In effect, Deadline is all about control. In the real world, Martin has lost control over all elements of his own life, which are now dictated for him by the needs of the nursing home. He no longer has his writing to consume his mind, he drove his family away and failed in his last chance with his grandson. But in the fiction of Doctor Who, he can make everything right. He can make everything perfect. In loosing everything, he is free to move entirely into the unexplored relative dimension of imagination. Without the uncertainty of knowing whether the fiction or reality is real, Martin gains a degree of control back, shown by the fact that he can now choose who to write in or out of the story in the final moments when he excludes Philip, Tom and Barbara, leaving him alone with Susan.

Shearman's past work almost always involves a subversion of reality, with both his pseudonymous BBV play Punchline and his Big Finish debut story The Holy Terror in particular featuring unreal worlds and fictional characters where the monotony of routine is eventually broken and reality restored. Deadline is, prima facie, an inversion of this with the protagonist escaping into his unreal world of his mind, leaving behind all traces of realism with him. But does it really? Deadline is perhaps the most ambiguous of all the Doctor Who Unbound series to be released, and nowhere is this more true than in its ending where Martin departs in the TARDIS, believing himself to be Doctor Who, taking Susan with him to explore strange new worlds. Is this Martin's final descent into madness? Does the exit of the TARDIS signify his death from suffocation in the wardrobe? Or is it the start of a fantastical adventure? Or all of these?

The idea that Martin may be, in fact, the Doctor and his final act is his release from some fictional construct is perhaps the most intriguing of these possibilities. While the script leads the listener to assume and accept Martin's life as a writer is the real universe and Doctor Who is his fantasy world, there are more than enough hints that insinuate otherwise and the fantasy may have more substance than it appears. In the opening sequence, the Doctor's ship is unnamed as Martin has yet to fill in the blanks regarding this and he gains inspiration from Barbara's poem. She herself is a woman who bears the name of one of the characters too, and harbours resentment towards an individual named Ian Chesterton who she was once engaged to, who simply vanished as if he had disappeared from the face of the Earth. When she protests to Martin that she is real, is this merely a form of persuasion she is exerting on Martin to try and convince him to accept that the supposed reality is the true one? Deadline doesn't really answer these questions, with Shearman leaving the ambiguity deliberately unclear so to encourage the listener to respond to the drama in their own way.

Supporting the imposing Jacobi, the remainder of the cast perform beautifully and help create a real sense of reality through their earthy characters.
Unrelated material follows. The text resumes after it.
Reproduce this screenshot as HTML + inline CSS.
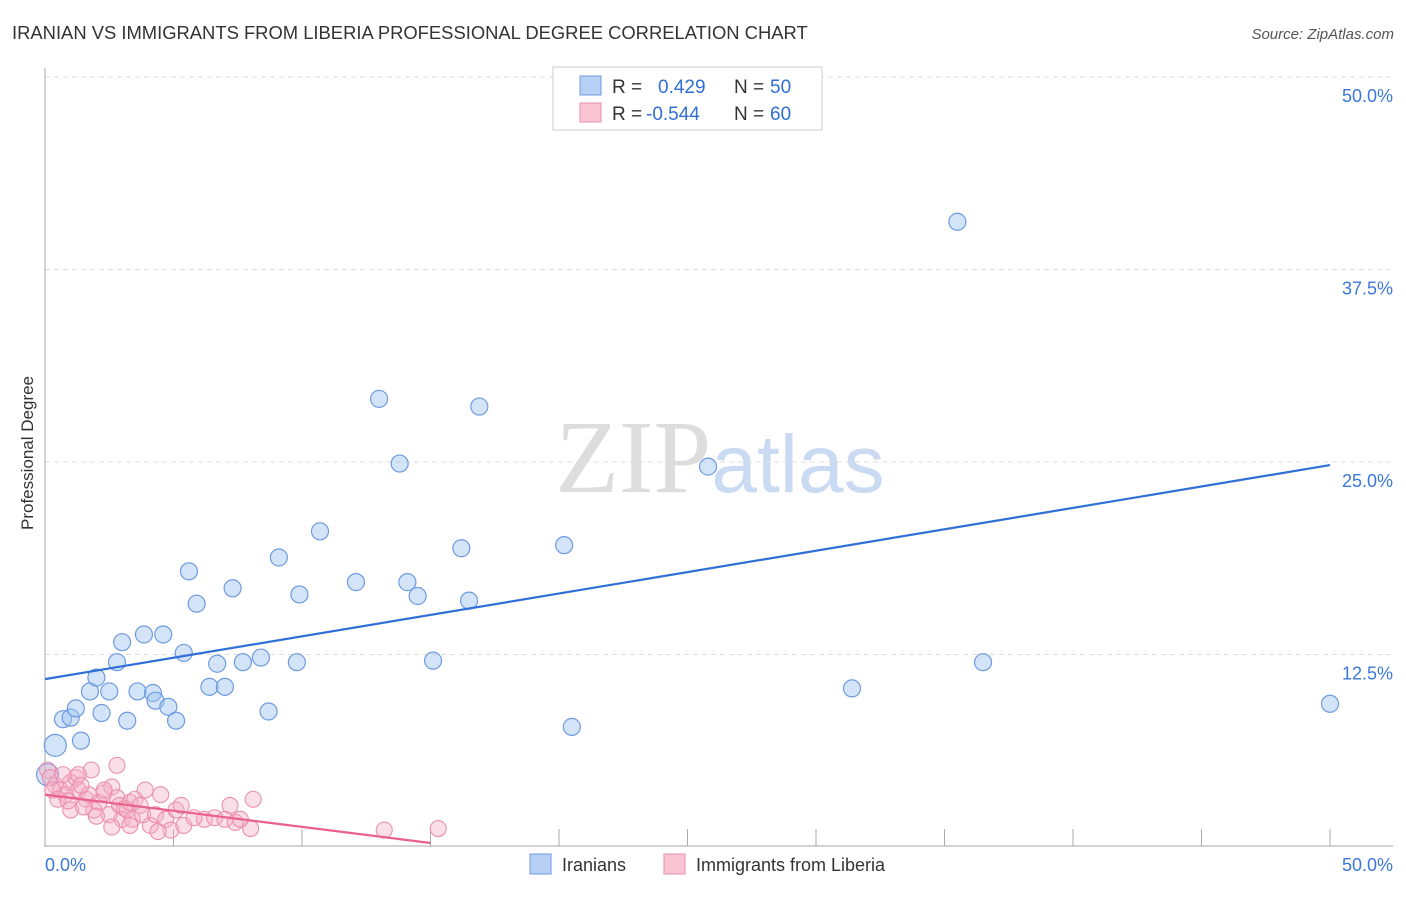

Peter Forbes is extremely adapt at conveying genuine emotion and he imparts the fragility of his character Philip, breaking down dramatically from the man trying desperately to hide his pain at failure from the man he blames as the cause into a gibbering wreck. Genevieve Swallow recognises that Susan, as initially presented, is a slightly stereotypical character and plays up to this with stilted delivery and unconvincing screams, yet in the final moments she is utter convincing that she needs Doctor Who to go with her and be her grandfather and it's a delicious inversion of how the Susan of Doctor Who itself progressed from a strange, alien girl to a screamer who would fall over unconvincingly ever week.

Jacqueline King brings a faux sense of happiness to her part of Barbara which makes her aching loneliness, which she hides so poorly, so much more sincere. We can see how hopeless she wants company by the way she imposes herself on Martin due to a frivolous connection that they are both writers, notwithstanding that he is clearly bored with her. Ian Brooker, who unfortunately doesn't get to reprise Surrus as may have been expected given several mentions of taking the Doctor to see Hannibal, is generally excellent in all his roles here, but it's as the Juliet Bravo Magazine reporter where he shines best. Adam Manning completes the cast as Martin's newfound grandson, Tom, and he's very good as the sulky, sullen teenager who clearly wants to be anywhere but visiting this strange old weirdo who wants him to get into the wardrobe with him!

Nicholas Briggs' direction is accomplished and his sound design and score for Deadline are also notable. In creating the atmosphere for the drama, Briggs ensures the settings feel bleak and empty and show the sterile nature of Martin's existence which contrasts the more stylised fantasy based soundscapes. His music is evocative of Doctor Who with fragments of the theme suggesting themselves at opportune moments which help emphasise the play's theme of the show as a form of escapism, giving the impression that it is waiting in the background to be realised.

While the harsh critic in me wants to dismiss Deadline as a showier, more ambiguous retread of Shearman's previous work, that would be churlish as it would ignore the fact that Deadline is a superbly executed piece of drama in its own right, in how it's written, directed and performed, full of passion, anger and pathos. Unlike the main character, Robert Shearman does have a strong skill for characterisation and Martin Bannister comes across so vividly and real due to the writing and Sir Derek Jacobi's performance. Deadline is a celebration of Doctor Who without really being it and this gives Shearman the freedom to use his considerable talent for dialogue to good effect, blending in aspects about the series seamlessly to further blend the boundaries between fiction and reality. But the fact that the play is at times, both thematically and structurally, so similar to Shearman's previous Doctor Who audio adventures (especially Punchline) undermines its success as it becomes predictable as it moves towards its inevitable conclusion. Hopefully Shearman's next adventure in the world of Doctor Who, the forthcoming Eighth Doctor adventure Scherzo, will provide something more inventive.

As the remit of the Doctor Who Unbound series is to take the series into "a new dimension" Deadline is certainly the release which has taken this idea most to heart, with Shearman offering something that is stylistically different and truly Unbound, but while it is an excellent play, it is sure to prove a little too unbound for some.